I just posted a new video breaking down a precedent decision that dropped on March 6, 2026. It's called Matter of TEXPERTS (link here), and I think every EB-2 NIW and EB-1A petitioner should know about it.
The short version: Withdrawing a petition no longer shields you from a fraud or misrepresentation finding. USCIS can now formally document that you misrepresented something, even after you withdraw, and that finding follows you into every future case.
What happened: A company tried to game the H-1B lottery by using a related company to submit duplicate registrations for the same worker. USCIS caught it and flagged it as fraud. The company withdrew the petition, thinking that would end the matter. The AAO said: no. We can't deny a withdrawn petition, but we CAN put findings of fraud or misrepresentation on the record. And those findings stick.
Why this matters for NIW and EB-1A self-petitioners:
The legal principle applies to ALL petition types. And the kinds of misrepresentation that happen in our world are real. Things like:
- Inflating citation numbers (USCIS can check Google Scholar)
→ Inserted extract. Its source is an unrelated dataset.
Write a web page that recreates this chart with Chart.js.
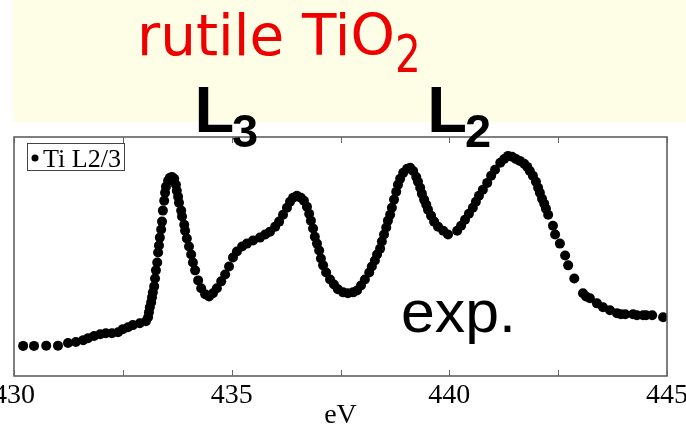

- Claiming you were lead researcher when you were a contributor
- Recommendation letters that don't reflect the author's actual opinion
- Overstating the impact of your work (e.g., claiming a policy change that didn't happen)
- Misrepresenting your proposed endeavor
Before this decision, you could withdraw a problematic petition and come back with a cleaner one. That escape hatch is now much smaller.
The extra risk for self-petitioners: In EB-2 NIW and EB-1A, you are both the petitioner and the beneficiary. There is no company to hide behind. A misrepresentation finding lands directly on you, and it can make you inadmissible. That's a permanent bar, only waivable through a hardship waiver.
The silver lining: The AAO also said USCIS has to do this properly. They can't just say "fraud" without walking through the evidence and the legal elements. In fact, the Director in this case failed to do that, and the AAO sent it back. So there are safeguards. But relying on USCIS to make procedural mistakes is not a strategy.
Bottom line: Be accurate. Don't exaggerate. Keep your evidence consistent. And don't assume withdrawal is a safety net anymore. Good petition writing is about framing, not fabricating.